--- start Dataset content ---

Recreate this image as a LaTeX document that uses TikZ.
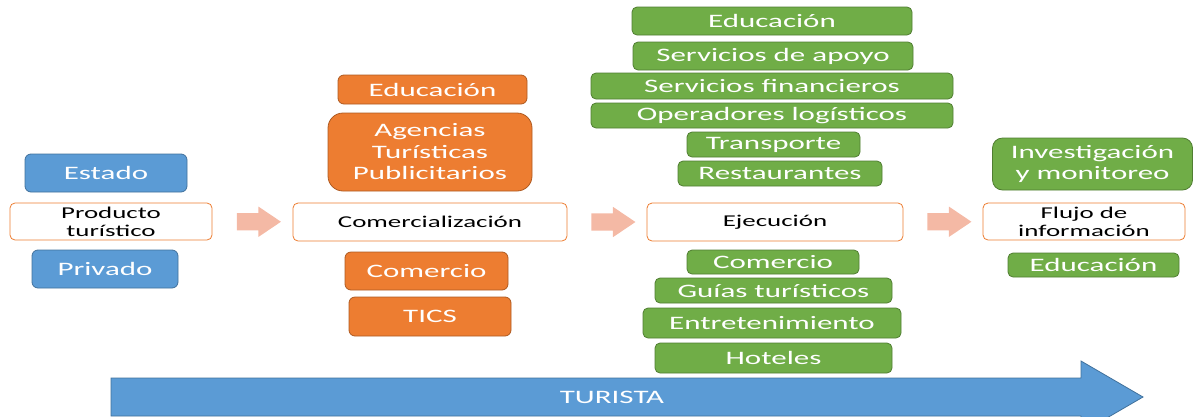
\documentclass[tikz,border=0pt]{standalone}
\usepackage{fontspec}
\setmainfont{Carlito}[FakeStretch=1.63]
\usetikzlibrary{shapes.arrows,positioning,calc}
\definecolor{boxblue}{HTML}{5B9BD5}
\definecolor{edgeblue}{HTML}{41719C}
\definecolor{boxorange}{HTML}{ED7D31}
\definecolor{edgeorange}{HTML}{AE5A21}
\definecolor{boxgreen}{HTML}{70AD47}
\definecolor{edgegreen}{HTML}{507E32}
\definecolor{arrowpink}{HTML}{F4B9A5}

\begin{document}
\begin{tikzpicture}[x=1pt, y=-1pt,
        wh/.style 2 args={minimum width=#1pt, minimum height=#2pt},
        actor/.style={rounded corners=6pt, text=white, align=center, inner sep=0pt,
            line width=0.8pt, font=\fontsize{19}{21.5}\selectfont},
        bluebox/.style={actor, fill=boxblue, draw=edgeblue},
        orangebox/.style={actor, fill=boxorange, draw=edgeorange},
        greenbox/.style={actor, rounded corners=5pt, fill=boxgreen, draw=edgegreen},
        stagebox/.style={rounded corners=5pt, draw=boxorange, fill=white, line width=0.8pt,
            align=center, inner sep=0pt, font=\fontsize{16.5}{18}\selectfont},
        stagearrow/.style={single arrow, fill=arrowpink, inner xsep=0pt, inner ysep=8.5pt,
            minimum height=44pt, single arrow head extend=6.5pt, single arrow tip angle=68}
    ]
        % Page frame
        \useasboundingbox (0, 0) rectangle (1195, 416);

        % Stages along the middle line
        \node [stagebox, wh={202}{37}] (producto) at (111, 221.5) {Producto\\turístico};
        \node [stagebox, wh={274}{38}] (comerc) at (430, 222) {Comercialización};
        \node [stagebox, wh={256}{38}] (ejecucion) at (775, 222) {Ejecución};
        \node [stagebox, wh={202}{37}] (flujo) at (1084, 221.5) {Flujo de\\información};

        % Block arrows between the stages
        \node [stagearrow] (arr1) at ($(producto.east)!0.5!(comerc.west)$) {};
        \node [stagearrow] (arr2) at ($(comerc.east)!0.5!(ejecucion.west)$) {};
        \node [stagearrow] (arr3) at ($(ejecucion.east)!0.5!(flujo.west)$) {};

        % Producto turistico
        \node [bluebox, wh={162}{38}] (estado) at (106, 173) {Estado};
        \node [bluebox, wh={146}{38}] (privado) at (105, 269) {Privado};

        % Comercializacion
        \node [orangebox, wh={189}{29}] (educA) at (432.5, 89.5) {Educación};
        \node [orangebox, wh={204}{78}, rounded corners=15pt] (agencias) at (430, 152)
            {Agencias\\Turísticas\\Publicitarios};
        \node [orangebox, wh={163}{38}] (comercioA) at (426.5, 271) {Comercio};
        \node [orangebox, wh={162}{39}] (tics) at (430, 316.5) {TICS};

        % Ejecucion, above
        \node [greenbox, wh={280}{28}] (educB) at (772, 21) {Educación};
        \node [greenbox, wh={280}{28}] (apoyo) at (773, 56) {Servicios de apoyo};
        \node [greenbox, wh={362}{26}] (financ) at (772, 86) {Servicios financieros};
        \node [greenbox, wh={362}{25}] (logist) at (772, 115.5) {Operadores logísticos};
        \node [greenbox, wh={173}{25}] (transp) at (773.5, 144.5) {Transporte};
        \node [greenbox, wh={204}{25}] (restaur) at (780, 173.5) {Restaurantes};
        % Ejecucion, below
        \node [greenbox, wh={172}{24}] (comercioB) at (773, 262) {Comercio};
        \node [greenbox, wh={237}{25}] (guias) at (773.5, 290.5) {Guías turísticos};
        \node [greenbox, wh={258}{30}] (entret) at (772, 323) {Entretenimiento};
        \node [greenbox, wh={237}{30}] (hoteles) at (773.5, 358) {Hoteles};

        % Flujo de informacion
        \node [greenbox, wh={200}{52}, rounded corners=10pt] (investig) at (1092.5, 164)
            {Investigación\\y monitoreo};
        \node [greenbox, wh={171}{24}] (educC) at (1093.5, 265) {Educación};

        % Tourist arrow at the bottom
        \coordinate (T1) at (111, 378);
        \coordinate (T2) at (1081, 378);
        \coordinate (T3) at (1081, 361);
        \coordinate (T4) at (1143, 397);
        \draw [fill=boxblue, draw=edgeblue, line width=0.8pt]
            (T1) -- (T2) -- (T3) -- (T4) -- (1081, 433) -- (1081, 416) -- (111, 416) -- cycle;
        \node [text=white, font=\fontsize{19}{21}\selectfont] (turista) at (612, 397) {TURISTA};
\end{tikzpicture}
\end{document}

--- end Dataset content ---

• [Instruction] Skipping the pictures, transcribe each line above exactly as it appears.

• [Full response]
Recreate this image as a LaTeX document that uses TikZ.
\documentclass[tikz,border=0pt]{standalone}
\usepackage{fontspec}
\setmainfont{Carlito}[FakeStretch=1.63]
\usetikzlibrary{shapes.arrows,positioning,calc}
\definecolor{boxblue}{HTML}{5B9BD5}
\definecolor{edgeblue}{HTML}{41719C}
\definecolor{boxorange}{HTML}{ED7D31}
\definecolor{edgeorange}{HTML}{AE5A21}
\definecolor{boxgreen}{HTML}{70AD47}
\definecolor{edgegreen}{HTML}{507E32}
\definecolor{arrowpink}{HTML}{F4B9A5}

\begin{document}
\begin{tikzpicture}[x=1pt, y=-1pt,
        wh/.style 2 args={minimum width=#1pt, minimum height=#2pt},
        actor/.style={rounded corners=6pt, text=white, align=center, inner sep=0pt,
            line width=0.8pt, font=\fontsize{19}{21.5}\selectfont},
        bluebox/.style={actor, fill=boxblue, draw=edgeblue},
        orangebox/.style={actor, fill=boxorange, draw=edgeorange},
        greenbox/.style={actor, rounded corners=5pt, fill=boxgreen, draw=edgegreen},
        stagebox/.style={rounded corners=5pt, draw=boxorange, fill=white, line width=0.8pt,
            align=center, inner sep=0pt, font=\fontsize{16.5}{18}\selectfont},
        stagearrow/.style={single arrow, fill=arrowpink, inner xsep=0pt, inner ysep=8.5pt,
            minimum height=44pt, single arrow head extend=6.5pt, single arrow tip angle=68}
    ]
        % Page frame
        \useasboundingbox (0, 0) rectangle (1195, 416);

        % Stages along the middle line
        \node [stagebox, wh={202}{37}] (producto) at (111, 221.5) {Producto\\turístico};
        \node [stagebox, wh={274}{38}] (comerc) at (430, 222) {Comercialización};
        \node [stagebox, wh={256}{38}] (ejecucion) at (775, 222) {Ejecución};
        \node [stagebox, wh={202}{37}] (flujo) at (1084, 221.5) {Flujo de\\información};

        % Block arrows between the stages
        \node [stagearrow] (arr1) at ($(producto.east)!0.5!(comerc.west)$) {};
        \node [stagearrow] (arr2) at ($(comerc.east)!0.5!(ejecucion.west)$) {};
        \node [stagearrow] (arr3) at ($(ejecucion.east)!0.5!(flujo.west)$) {};

        % Producto turistico
        \node [bluebox, wh={162}{38}] (estado) at (106, 173) {Estado};
        \node [bluebox, wh={146}{38}] (privado) at (105, 269) {Privado};

        % Comercializacion
        \node [orangebox, wh={189}{29}] (educA) at (432.5, 89.5) {Educación};
        \node [orangebox, wh={204}{78}, rounded corners=15pt] (agencias) at (430, 152)
            {Agencias\\Turísticas\\Publicitarios};
        \node [orangebox, wh={163}{38}] (comercioA) at (426.5, 271) {Comercio};
        \node [orangebox, wh={162}{39}] (tics) at (430, 316.5) {TICS};

        % Ejecucion, above
        \node [greenbox, wh={280}{28}] (educB) at (772, 21) {Educación};
        \node [greenbox, wh={280}{28}] (apoyo) at (773, 56) {Servicios de apoyo};
        \node [greenbox, wh={362}{26}] (financ) at (772, 86) {Servicios financieros};
        \node [greenbox, wh={362}{25}] (logist) at (772, 115.5) {Operadores logísticos};
        \node [greenbox, wh={173}{25}] (transp) at (773.5, 144.5) {Transporte};
        \node [greenbox, wh={204}{25}] (restaur) at (780, 173.5) {Restaurantes};
        % Ejecucion, below
        \node [greenbox, wh={172}{24}] (comercioB) at (773, 262) {Comercio};
        \node [greenbox, wh={237}{25}] (guias) at (773.5, 290.5) {Guías turísticos};
        \node [greenbox, wh={258}{30}] (entret) at (772, 323) {Entretenimiento};
        \node [greenbox, wh={237}{30}] (hoteles) at (773.5, 358) {Hoteles};

        % Flujo de informacion
        \node [greenbox, wh={200}{52}, rounded corners=10pt] (investig) at (1092.5, 164)
            {Investigación\\y monitoreo};
        \node [greenbox, wh={171}{24}] (educC) at (1093.5, 265) {Educación};

        % Tourist arrow at the bottom
        \coordinate (T1) at (111, 378);
        \coordinate (T2) at (1081, 378);
        \coordinate (T3) at (1081, 361);
        \coordinate (T4) at (1143, 397);
        \draw [fill=boxblue, draw=edgeblue, line width=0.8pt]
            (T1) -- (T2) -- (T3) -- (T4) -- (1081, 433) -- (1081, 416) -- (111, 416) -- cycle;
        \node [text=white, font=\fontsize{19}{21}\selectfont] (turista) at (612, 397) {TURISTA};
\end{tikzpicture}
\end{document}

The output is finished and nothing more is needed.